Instruction: Find every line with the word "chart". Copy those lines.

Rows:

** START **

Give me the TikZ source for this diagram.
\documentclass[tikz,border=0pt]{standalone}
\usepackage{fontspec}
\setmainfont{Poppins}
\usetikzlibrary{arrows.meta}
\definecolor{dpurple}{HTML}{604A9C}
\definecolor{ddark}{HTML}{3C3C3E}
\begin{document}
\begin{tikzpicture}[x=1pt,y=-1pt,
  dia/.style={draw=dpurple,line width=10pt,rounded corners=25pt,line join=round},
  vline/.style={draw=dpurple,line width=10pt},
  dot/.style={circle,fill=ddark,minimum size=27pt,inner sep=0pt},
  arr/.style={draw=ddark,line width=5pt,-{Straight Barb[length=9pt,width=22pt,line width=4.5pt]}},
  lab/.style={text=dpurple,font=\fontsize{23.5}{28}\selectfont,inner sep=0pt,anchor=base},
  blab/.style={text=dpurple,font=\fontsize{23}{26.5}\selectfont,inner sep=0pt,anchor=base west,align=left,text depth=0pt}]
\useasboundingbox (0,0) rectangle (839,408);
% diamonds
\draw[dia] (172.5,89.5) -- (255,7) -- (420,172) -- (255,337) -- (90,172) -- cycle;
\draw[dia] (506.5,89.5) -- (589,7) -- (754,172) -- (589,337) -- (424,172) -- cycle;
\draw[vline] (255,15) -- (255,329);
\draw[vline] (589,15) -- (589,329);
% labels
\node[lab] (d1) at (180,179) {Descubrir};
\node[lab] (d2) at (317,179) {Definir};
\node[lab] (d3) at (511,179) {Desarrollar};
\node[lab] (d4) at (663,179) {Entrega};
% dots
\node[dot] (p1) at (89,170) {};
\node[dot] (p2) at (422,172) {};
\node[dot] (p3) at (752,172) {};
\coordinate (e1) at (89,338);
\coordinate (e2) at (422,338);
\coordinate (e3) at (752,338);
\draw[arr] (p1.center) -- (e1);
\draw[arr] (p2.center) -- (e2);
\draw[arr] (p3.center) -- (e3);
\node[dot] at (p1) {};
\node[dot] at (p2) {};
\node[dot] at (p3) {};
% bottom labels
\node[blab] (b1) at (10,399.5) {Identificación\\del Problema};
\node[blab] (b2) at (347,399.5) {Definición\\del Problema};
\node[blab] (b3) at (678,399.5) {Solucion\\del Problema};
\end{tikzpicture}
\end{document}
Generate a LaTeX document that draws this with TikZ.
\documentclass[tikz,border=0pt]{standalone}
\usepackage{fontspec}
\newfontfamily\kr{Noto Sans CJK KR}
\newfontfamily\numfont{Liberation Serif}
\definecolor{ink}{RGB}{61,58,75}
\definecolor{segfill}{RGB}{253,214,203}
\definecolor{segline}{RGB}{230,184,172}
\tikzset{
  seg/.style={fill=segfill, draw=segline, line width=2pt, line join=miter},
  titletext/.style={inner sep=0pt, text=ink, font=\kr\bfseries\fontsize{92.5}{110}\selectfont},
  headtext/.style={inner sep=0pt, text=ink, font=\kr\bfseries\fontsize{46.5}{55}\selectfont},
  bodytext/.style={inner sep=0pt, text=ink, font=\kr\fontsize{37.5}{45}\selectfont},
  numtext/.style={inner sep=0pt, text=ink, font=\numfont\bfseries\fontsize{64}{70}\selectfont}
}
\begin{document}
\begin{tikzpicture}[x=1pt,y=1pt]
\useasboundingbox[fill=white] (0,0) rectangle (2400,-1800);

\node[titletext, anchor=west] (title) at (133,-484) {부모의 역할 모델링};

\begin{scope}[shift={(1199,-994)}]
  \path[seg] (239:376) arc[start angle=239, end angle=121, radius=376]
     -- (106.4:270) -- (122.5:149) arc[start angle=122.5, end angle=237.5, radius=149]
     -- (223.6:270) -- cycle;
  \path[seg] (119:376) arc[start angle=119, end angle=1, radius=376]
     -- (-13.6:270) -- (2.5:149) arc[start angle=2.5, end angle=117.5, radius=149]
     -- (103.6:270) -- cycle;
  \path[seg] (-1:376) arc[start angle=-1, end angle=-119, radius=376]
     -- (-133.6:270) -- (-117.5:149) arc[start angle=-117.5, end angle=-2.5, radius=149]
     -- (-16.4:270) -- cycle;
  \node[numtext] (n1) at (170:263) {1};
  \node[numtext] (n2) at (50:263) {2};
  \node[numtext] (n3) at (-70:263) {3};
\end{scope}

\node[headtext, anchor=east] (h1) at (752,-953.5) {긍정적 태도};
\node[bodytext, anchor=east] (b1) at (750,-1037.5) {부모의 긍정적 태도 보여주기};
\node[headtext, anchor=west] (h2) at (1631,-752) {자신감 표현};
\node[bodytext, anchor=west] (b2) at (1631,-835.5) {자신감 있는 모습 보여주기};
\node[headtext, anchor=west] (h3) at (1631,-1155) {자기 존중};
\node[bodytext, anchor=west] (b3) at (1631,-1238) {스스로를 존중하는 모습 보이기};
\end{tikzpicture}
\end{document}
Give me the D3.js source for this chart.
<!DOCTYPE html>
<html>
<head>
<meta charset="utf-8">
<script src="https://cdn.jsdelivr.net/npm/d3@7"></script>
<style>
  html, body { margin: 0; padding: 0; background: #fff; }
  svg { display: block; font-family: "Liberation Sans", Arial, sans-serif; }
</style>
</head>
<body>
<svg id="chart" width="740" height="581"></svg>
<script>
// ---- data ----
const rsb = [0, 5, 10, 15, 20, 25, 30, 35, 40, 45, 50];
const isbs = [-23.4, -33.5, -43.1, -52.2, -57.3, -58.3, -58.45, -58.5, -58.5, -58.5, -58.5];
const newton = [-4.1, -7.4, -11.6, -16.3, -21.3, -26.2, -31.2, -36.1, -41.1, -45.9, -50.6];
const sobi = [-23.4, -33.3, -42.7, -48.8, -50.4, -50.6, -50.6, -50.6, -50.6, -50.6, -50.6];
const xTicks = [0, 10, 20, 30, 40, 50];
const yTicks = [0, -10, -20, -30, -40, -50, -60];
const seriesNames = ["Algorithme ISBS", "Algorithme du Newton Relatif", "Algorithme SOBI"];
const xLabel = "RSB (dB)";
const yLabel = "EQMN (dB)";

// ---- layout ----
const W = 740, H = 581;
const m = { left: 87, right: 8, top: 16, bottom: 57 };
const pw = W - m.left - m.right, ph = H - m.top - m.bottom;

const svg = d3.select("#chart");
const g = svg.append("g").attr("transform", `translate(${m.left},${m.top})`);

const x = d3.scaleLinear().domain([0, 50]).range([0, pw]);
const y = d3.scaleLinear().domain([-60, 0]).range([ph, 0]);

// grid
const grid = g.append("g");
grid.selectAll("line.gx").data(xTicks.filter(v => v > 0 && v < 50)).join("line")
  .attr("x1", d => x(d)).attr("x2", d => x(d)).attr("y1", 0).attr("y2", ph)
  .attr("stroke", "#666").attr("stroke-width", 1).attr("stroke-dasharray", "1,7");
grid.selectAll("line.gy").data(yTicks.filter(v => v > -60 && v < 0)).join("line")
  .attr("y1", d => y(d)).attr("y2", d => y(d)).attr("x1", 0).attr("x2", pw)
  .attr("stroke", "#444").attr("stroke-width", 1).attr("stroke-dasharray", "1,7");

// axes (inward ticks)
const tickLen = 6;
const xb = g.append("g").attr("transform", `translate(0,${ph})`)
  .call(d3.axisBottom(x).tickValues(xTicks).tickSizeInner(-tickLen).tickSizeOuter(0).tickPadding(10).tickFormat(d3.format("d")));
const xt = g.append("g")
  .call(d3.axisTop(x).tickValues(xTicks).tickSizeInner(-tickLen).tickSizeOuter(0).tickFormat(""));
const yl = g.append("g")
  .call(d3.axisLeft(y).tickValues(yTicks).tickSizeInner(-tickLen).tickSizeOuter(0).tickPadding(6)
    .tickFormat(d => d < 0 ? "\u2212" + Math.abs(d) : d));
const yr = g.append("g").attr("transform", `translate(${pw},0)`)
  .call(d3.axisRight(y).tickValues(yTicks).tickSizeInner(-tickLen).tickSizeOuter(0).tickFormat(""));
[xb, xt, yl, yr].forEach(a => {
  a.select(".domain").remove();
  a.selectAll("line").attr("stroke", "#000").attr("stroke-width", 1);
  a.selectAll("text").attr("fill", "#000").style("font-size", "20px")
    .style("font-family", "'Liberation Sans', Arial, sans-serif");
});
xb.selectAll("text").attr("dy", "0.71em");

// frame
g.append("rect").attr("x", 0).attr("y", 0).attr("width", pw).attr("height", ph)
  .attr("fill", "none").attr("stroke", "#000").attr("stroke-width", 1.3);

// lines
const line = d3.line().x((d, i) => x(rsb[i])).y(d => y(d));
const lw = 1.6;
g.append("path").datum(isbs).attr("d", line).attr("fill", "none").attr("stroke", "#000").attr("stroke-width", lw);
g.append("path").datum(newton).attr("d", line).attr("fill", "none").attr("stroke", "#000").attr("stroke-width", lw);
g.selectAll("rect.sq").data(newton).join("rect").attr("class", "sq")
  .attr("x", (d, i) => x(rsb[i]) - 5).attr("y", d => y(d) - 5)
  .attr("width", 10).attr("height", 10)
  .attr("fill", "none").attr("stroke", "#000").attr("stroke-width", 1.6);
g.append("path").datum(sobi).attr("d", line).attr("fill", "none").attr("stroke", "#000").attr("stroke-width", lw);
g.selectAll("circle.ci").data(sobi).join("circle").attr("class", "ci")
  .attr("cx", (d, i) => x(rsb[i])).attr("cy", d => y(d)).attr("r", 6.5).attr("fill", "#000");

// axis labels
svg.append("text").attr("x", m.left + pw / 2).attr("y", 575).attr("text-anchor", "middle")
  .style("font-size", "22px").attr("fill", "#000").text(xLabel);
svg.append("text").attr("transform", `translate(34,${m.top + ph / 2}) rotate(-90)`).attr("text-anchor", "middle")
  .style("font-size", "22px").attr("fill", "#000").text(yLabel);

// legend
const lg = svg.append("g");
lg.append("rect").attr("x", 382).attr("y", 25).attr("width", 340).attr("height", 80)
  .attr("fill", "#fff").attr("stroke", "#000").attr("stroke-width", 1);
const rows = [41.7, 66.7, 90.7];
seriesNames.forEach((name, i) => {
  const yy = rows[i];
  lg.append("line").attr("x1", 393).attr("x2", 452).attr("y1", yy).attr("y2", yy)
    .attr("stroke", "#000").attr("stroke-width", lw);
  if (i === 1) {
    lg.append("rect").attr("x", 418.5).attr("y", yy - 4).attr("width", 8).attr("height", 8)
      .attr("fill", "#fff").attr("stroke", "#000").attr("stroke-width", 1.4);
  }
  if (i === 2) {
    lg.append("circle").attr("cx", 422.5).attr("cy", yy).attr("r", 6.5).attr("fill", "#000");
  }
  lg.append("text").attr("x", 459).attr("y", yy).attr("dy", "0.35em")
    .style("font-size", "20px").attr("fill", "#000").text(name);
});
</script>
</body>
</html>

** END **

Complete answer:
Give me the D3.js source for this chart.
<svg id="chart" width="740" height="581"></svg>
const svg = d3.select("#chart");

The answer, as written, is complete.